Previously described by this author as a "ficticious enemy", Broughton Archipelago sea lice (or salmon lice- Lepeophtheirus salmonis) was deemed not to have caused the death of wild out-migrating juvenile salmon in 2007 and 2008, according to the BC Pacific Salmon Forum. In its final report, the Forum explains the findings of a combination of laboratory experiments and studies in the field.

In laboratory trials, a level of 7.5 sea lice per gram of fish weight (3-4 sea lice on a 0.5 g pink salmon smolt) was reported to be lethal. This is in stark contrast with research findings in Europe, where Norwegian scientists have found that levels of their version of the L. salmonis can be lethal for Atlantic salmon smolts at levels as low as 1.3 lice per gram of fish. Pink salmon juveniles in excess of 1g also seemed to be capable of a considerable degree of shedding of lice.

Intensive field monitoring programs in the Broughton in 2007 and 2008 measured levels of sea lice on juvenile pink and chum and, "using the same threshold level, found no lice levels on pink salmon juveniles that would produce fish mortality". The Forum explains that some fish may have died from sea lice infections before they were detected, but this doesn't appear to have been a problem in other studies, where large numbers of sea lice-infected fish have been reported. The Forum also cautions readers that the extrapolation of laboratory-obtained data to the field may be problematic.

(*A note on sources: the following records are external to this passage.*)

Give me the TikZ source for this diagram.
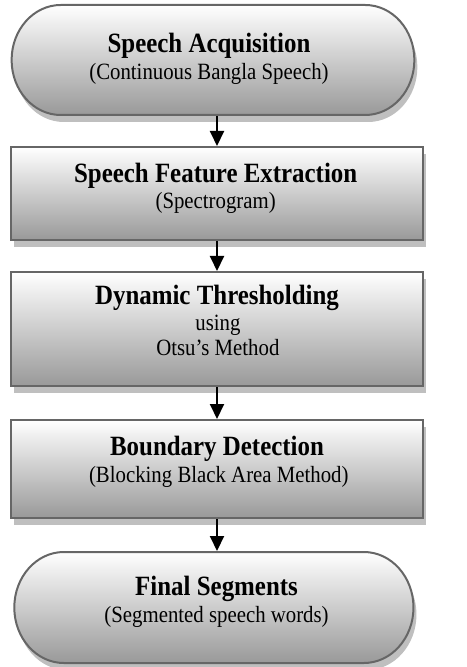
\documentclass[tikz,border=0pt]{standalone}
\usepackage{fontspec}
\setmainfont{Liberation Serif}
\usetikzlibrary{arrows.meta,shapes.misc,shadows}
\tikzset{
  boxshade/.style={draw=black!60, line width=1pt, top color=white, bottom color=black!40,
    drop shadow={shadow xshift=1.5pt, shadow yshift=-3.5pt, fill=black!25, opacity=1}},
  rectbox/.style={boxshade, rectangle, inner sep=0pt},
  stadium/.style={boxshade, rounded rectangle, inner sep=0pt},
  titletext/.style={anchor=base, inner sep=0pt, font=\fontsize{13.95}{16}\selectfont\bfseries},
  subtext/.style={anchor=base, inner sep=0pt, font=\fontsize{11.65}{14}\selectfont},
  flowarrow/.style={line width=1pt, -{Triangle[width=7pt,length=7.5pt]}}
}
\begin{document}
\begin{tikzpicture}[x=0.5pt,y=-0.5pt]
\useasboundingbox (0,0) rectangle (466,667);
\clip (0,0) rectangle (466,667);
\begin{scope}[xscale=0.893, transform shape]
% shapes
\node[stadium, minimum width=225.5pt, minimum height=55pt] (s1) at (238.5,60) {};
\node[rectbox, minimum width=231pt, minimum height=46.5pt] (b2) at (243,193.5) {};
\node[rectbox, minimum width=231pt, minimum height=57pt] (b3) at (243,329) {};
\node[rectbox, minimum width=231pt, minimum height=49pt] (b4) at (243,469) {};
\node[stadium, minimum width=223.5pt, minimum height=55.5pt] (s5) at (239.5,607.5) {};
% texts
\node[titletext] (t1a) at (234,53) {Speech Acquisition};
\node[subtext] (t1b) at (234,80) {(Continuous Bangla Speech)};
\node[titletext] (t2a) at (241.5,183) {Speech Feature Extraction};
\node[subtext] (t2b) at (241.5,209) {(Spectrogram)};
\node[titletext] (t3a) at (243,305) {Dynamic Thresholding};
\node[subtext] (t3b) at (244,330) {using};
\node[subtext] (t3c) at (244,355) {Otsu’s Method};
\node[titletext] (t4a) at (243,455) {Boundary Detection};
\node[subtext] (t4b) at (245,482) {(Blocking Black Area Method)};
\node[titletext] (t5a) at (242.5,595) {Final Segments};
\node[subtext] (t5b) at (242.5,622) {(Segmented speech words)};
% arrows
\coordinate (ax) at (243,0);
\draw[flowarrow] (s1.south -| ax) -- (b2.north -| ax);
\draw[flowarrow] (b2.south -| ax) -- (b3.north -| ax);
\draw[flowarrow] (b3.south -| ax) -- (b4.north -| ax);
\draw[flowarrow] (b4.south -| ax) -- (s5.north -| ax);
\end{scope}
\end{tikzpicture}
\end{document}
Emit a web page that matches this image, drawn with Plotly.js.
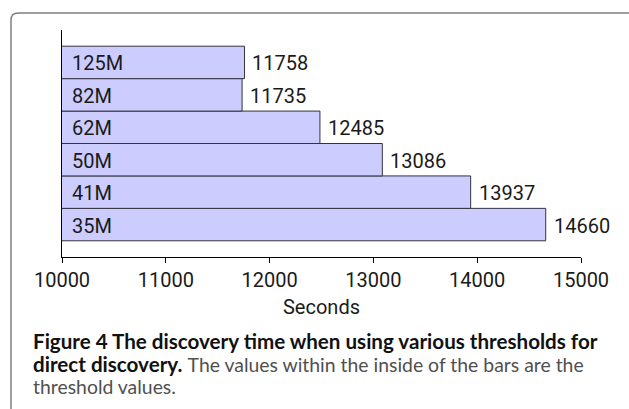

The BC Pacific Salmon Forum was established in December 2004, and spent most of its CAD$5 million (~€ 3.1 million) budget on research around sea lice and its potential effect on wild salmon in the Broughton Archipelago. Researchers were summoned from a wide range of interests, from Governmental regulatory agencies as well as from the scientific community usually critical of salmon farming in its presently practised form.